> Raw data:
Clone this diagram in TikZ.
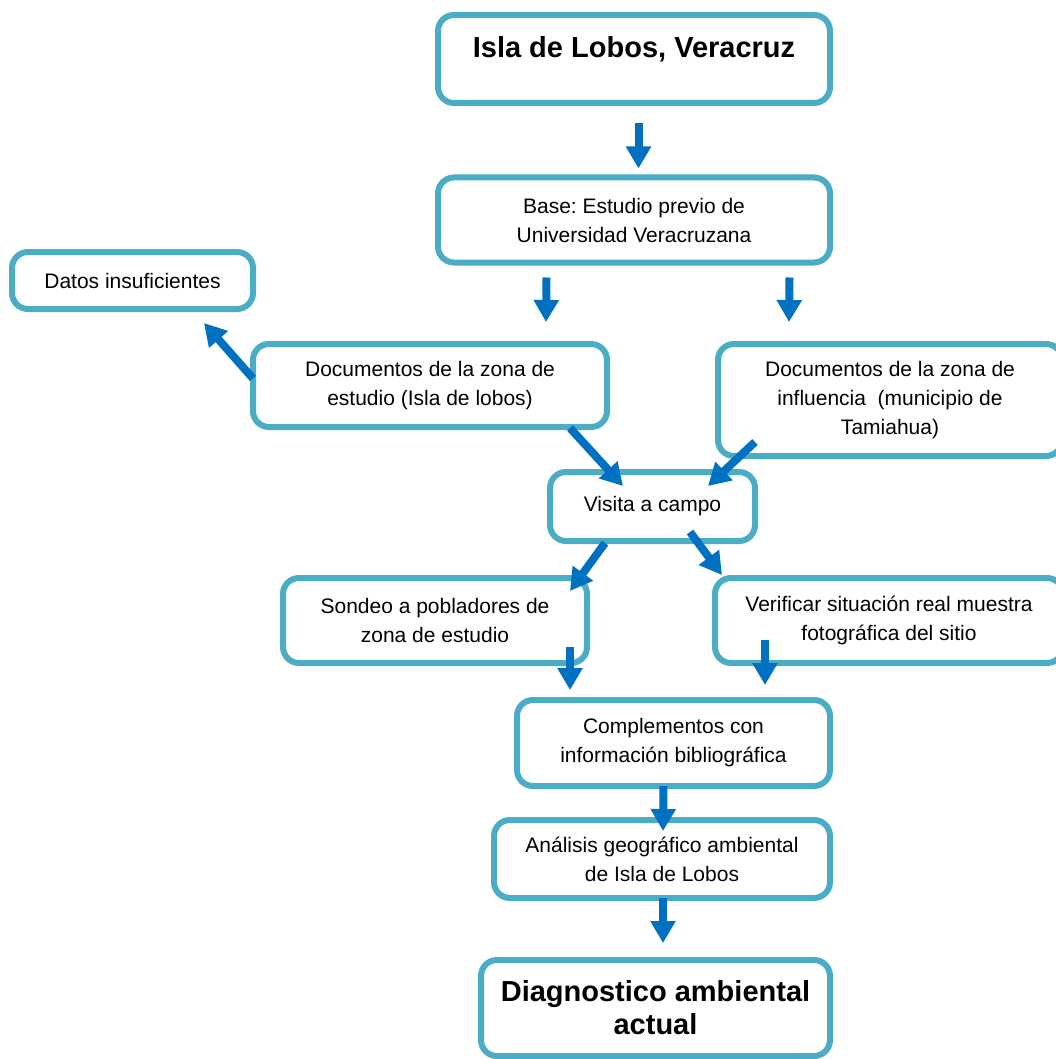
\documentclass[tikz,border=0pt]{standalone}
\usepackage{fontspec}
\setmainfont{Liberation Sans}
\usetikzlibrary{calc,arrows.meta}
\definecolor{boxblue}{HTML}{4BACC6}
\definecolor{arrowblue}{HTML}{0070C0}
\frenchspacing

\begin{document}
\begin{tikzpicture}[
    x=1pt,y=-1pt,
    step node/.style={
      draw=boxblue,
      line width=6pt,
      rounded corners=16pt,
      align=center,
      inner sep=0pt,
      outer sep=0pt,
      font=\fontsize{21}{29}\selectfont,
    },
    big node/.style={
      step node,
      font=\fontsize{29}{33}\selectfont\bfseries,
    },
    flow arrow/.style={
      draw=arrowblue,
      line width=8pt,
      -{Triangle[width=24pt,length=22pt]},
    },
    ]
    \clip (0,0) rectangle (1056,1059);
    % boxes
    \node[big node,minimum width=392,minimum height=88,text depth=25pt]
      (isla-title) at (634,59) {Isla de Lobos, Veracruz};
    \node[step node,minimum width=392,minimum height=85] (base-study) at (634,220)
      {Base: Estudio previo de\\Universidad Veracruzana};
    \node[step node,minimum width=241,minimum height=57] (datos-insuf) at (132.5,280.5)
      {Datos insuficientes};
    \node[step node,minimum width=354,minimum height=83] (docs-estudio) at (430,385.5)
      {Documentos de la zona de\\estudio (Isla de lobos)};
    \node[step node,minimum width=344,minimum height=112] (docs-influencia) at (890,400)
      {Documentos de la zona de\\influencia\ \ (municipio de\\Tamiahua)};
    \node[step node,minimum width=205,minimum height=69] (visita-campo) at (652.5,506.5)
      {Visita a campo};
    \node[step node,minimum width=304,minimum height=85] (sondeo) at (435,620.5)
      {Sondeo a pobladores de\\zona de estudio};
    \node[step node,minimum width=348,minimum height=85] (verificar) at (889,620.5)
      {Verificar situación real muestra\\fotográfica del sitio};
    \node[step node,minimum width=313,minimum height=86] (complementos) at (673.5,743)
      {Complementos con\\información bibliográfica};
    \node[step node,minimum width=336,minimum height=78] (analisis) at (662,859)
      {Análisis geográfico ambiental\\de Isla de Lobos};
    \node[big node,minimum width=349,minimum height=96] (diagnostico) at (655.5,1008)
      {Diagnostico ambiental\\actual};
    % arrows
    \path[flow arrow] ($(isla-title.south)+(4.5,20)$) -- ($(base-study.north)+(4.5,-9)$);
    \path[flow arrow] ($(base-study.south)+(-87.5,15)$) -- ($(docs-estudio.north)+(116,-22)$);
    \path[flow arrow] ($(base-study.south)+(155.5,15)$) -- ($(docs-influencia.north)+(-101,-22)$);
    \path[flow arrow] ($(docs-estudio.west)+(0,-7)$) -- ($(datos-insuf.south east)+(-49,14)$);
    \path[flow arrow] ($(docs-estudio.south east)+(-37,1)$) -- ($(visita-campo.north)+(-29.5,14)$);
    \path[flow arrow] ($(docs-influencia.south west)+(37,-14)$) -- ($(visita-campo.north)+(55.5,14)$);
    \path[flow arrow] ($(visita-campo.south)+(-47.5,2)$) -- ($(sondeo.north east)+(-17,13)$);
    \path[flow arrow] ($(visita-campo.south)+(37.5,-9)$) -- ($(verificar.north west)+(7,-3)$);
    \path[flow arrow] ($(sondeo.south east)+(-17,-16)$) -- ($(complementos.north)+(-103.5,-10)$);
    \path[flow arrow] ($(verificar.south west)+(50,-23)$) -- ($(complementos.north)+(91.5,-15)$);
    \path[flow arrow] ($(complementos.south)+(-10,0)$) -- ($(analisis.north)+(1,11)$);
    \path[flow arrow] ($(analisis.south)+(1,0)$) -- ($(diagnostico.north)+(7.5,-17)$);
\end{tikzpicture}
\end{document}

> Exercise directions: Repeat all of the data above word for word, minus the pictures.

> Task output:
Clone this diagram in TikZ.
\documentclass[tikz,border=0pt]{standalone}
\usepackage{fontspec}
\setmainfont{Liberation Sans}
\usetikzlibrary{calc,arrows.meta}
\definecolor{boxblue}{HTML}{4BACC6}
\definecolor{arrowblue}{HTML}{0070C0}
\frenchspacing

\begin{document}
\begin{tikzpicture}[
    x=1pt,y=-1pt,
    step node/.style={
      draw=boxblue,
      line width=6pt,
      rounded corners=16pt,
      align=center,
      inner sep=0pt,
      outer sep=0pt,
      font=\fontsize{21}{29}\selectfont,
    },
    big node/.style={
      step node,
      font=\fontsize{29}{33}\selectfont\bfseries,
    },
    flow arrow/.style={
      draw=arrowblue,
      line width=8pt,
      -{Triangle[width=24pt,length=22pt]},
    },
    ]
    \clip (0,0) rectangle (1056,1059);
    % boxes
    \node[big node,minimum width=392,minimum height=88,text depth=25pt]
      (isla-title) at (634,59) {Isla de Lobos, Veracruz};
    \node[step node,minimum width=392,minimum height=85] (base-study) at (634,220)
      {Base: Estudio previo de\\Universidad Veracruzana};
    \node[step node,minimum width=241,minimum height=57] (datos-insuf) at (132.5,280.5)
      {Datos insuficientes};
    \node[step node,minimum width=354,minimum height=83] (docs-estudio) at (430,385.5)
      {Documentos de la zona de\\estudio (Isla de lobos)};
    \node[step node,minimum width=344,minimum height=112] (docs-influencia) at (890,400)
      {Documentos de la zona de\\influencia\ \ (municipio de\\Tamiahua)};
    \node[step node,minimum width=205,minimum height=69] (visita-campo) at (652.5,506.5)
      {Visita a campo};
    \node[step node,minimum width=304,minimum height=85] (sondeo) at (435,620.5)
      {Sondeo a pobladores de\\zona de estudio};
    \node[step node,minimum width=348,minimum height=85] (verificar) at (889,620.5)
      {Verificar situación real muestra\\fotográfica del sitio};
    \node[step node,minimum width=313,minimum height=86] (complementos) at (673.5,743)
      {Complementos con\\información bibliográfica};
    \node[step node,minimum width=336,minimum height=78] (analisis) at (662,859)
      {Análisis geográfico ambiental\\de Isla de Lobos};
    \node[big node,minimum width=349,minimum height=96] (diagnostico) at (655.5,1008)
      {Diagnostico ambiental\\actual};
    % arrows
    \path[flow arrow] ($(isla-title.south)+(4.5,20)$) -- ($(base-study.north)+(4.5,-9)$);
    \path[flow arrow] ($(base-study.south)+(-87.5,15)$) -- ($(docs-estudio.north)+(116,-22)$);
    \path[flow arrow] ($(base-study.south)+(155.5,15)$) -- ($(docs-influencia.north)+(-101,-22)$);
    \path[flow arrow] ($(docs-estudio.west)+(0,-7)$) -- ($(datos-insuf.south east)+(-49,14)$);
    \path[flow arrow] ($(docs-estudio.south east)+(-37,1)$) -- ($(visita-campo.north)+(-29.5,14)$);
    \path[flow arrow] ($(docs-influencia.south west)+(37,-14)$) -- ($(visita-campo.north)+(55.5,14)$);
    \path[flow arrow] ($(visita-campo.south)+(-47.5,2)$) -- ($(sondeo.north east)+(-17,13)$);
    \path[flow arrow] ($(visita-campo.south)+(37.5,-9)$) -- ($(verificar.north west)+(7,-3)$);
    \path[flow arrow] ($(sondeo.south east)+(-17,-16)$) -- ($(complementos.north)+(-103.5,-10)$);
    \path[flow arrow] ($(verificar.south west)+(50,-23)$) -- ($(complementos.north)+(91.5,-15)$);
    \path[flow arrow] ($(complementos.south)+(-10,0)$) -- ($(analisis.north)+(1,11)$);
    \path[flow arrow] ($(analisis.south)+(1,0)$) -- ($(diagnostico.north)+(7.5,-17)$);
\end{tikzpicture}
\end{document}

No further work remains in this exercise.